Aos 14 anos, ele foi enviado pelos seus pais para a Inglaterra para estudar e depois acabou se tornando cidadão britânico. Ele se formou em história na Universidade de Cambridge eventualmente deixou de ser religioso.
Antes de se tornar escritor, trabalhou como redator de publicidade. Seu segundo livro, Os Filhos da Meia Noite, se passava com a partição da Índia (que foi dividida entre Índia e Paquistão) como pano de fundo. O trabalho foi um grande sucesso de crítica e público, vendendo meio milhão de cópias.
O livro Os Versos Satânicos foi publicado em 1988. O título do livro é uma referência a dois versos removidos do Alcorão, o livro sagrado do Islã, por Maomé — ele acreditava que os versos haviam sido inspirados pelo demônio. Entre os pontos controversos, estava o fato de o autor ter nomeado duas prostitutas com o nome de esposas do profeta Maomé.
O livro foi rapidamente proibido na Índia. O Paquistão e diversos outros países também proibiram o livro em seguida.

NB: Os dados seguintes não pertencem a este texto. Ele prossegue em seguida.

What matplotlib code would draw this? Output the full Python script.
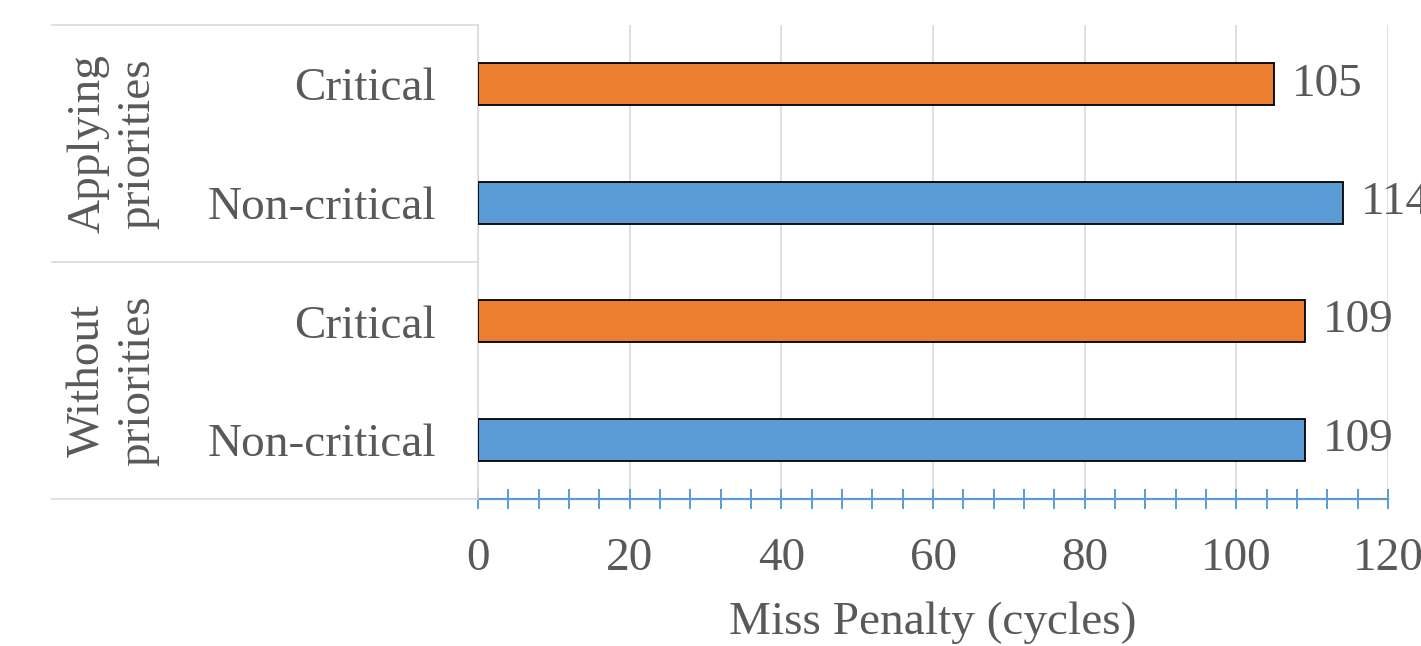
import matplotlib
matplotlib.use("Agg")
import matplotlib.pyplot as plt
from matplotlib.lines import Line2D
from matplotlib.transforms import blended_transform_factory
from matplotlib.ticker import MultipleLocator

# Categories listed bottom to top
groups = ["Without\npriorities", "Applying\npriorities"]
categories = ["Non-critical", "Critical", "Non-critical", "Critical"]
category_group = [0, 0, 1, 1]
values = [109, 109, 114, 105]
bar_colors = ["#5B9BD5", "#ED7D31", "#5B9BD5", "#ED7D31"]
x_label = "Miss Penalty (cycles)"

plt.rcParams["font.family"] = ["Liberation Serif", "DejaVu Serif"]
text_color = "#595959"
grid_color = "#D9D9D9"
axis_color = "#5B9BD5"
fs = 34

fig = plt.figure(figsize=(14.21, 6.46), dpi=100)
ax = fig.add_axes([478 / 1421, 1 - 499 / 646, (1388 - 478) / 1421, (499 - 25) / 646])

ypos = list(range(len(categories)))
ax.barh(ypos, values, height=0.355, color=bar_colors, edgecolor="black",
        linewidth=1.3, zorder=3)

for y, v in zip(ypos, values):
    ax.annotate(f"{v}", xy=(v, y), xytext=(13, 0), textcoords="offset points",
                ha="left", va="center", fontsize=fs, color=text_color,
                annotation_clip=False)

ax.set_xlim(0, 120)
ax.set_ylim(-0.5, len(categories) - 0.5)
ax.xaxis.set_major_locator(MultipleLocator(20))
ax.xaxis.set_minor_locator(MultipleLocator(4))
ax.grid(axis="x", which="major", color=grid_color, linewidth=1.2, zorder=0)
ax.set_axisbelow(True)

for side in ["top", "right"]:
    ax.spines[side].set_visible(False)
ax.spines["left"].set_color(grid_color)
ax.spines["left"].set_linewidth(1.2)
ax.spines["bottom"].set_color(axis_color)
ax.spines["bottom"].set_linewidth(1.6)

ax.tick_params(axis="x", which="both", direction="inout", length=14,
               width=1.4, color=axis_color, labelsize=fs,
               labelcolor=text_color, pad=21)
ax.tick_params(axis="y", length=0, labelsize=fs, labelcolor=text_color, pad=30)
ax.set_yticks(ypos)
ax.set_yticklabels(categories)
ax.set_xlabel(x_label, fontsize=fs, color=text_color, labelpad=15)

# Category grouping table on the left
trans = blended_transform_factory(fig.transFigure, ax.transData)
x0 = 52 / 1421
x1 = 478 / 1421
for yb in [-0.5, 1.5, 3.5]:
    fig.add_artist(Line2D([x0, x1], [yb, yb], transform=trans,
                          color=grid_color, linewidth=1.2))

for gi, label in enumerate(groups):
    members = [y for y, g in zip(ypos, category_group) if g == gi]
    yc = sum(members) / len(members)
    fig.text(113 / 1421, yc, label, transform=trans, rotation=90,
             ha="center", va="center", multialignment="center",
             fontsize=fs, color=text_color, linespacing=1.2)

fig.savefig("out.png", dpi=100)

A revolta gerada na comunidade muçulmana foi tanta que chegou a haver protestos de rua contra o livro em alguns países e a embaixada britânica em Teerã foi apedrejada.
A obra foi sucesso de crítica em países europeus, no entanto, e um sucesso de vendas no mundo.
Em 1991, o tradutor japonês do livro,Hitoshi Igarashi, foi encontrado morto na Universidade Tsukuba, em Tokyo. A polícia afirmou que ele foi esfaqueado diversas vezes e deixado no corredor. No mesmo ano, o tradutor italiano do livro, Ettore Capriolo, foi esfaqueado em seu apartamento em Milão, na Itália, mas sobreviveu ao ataque.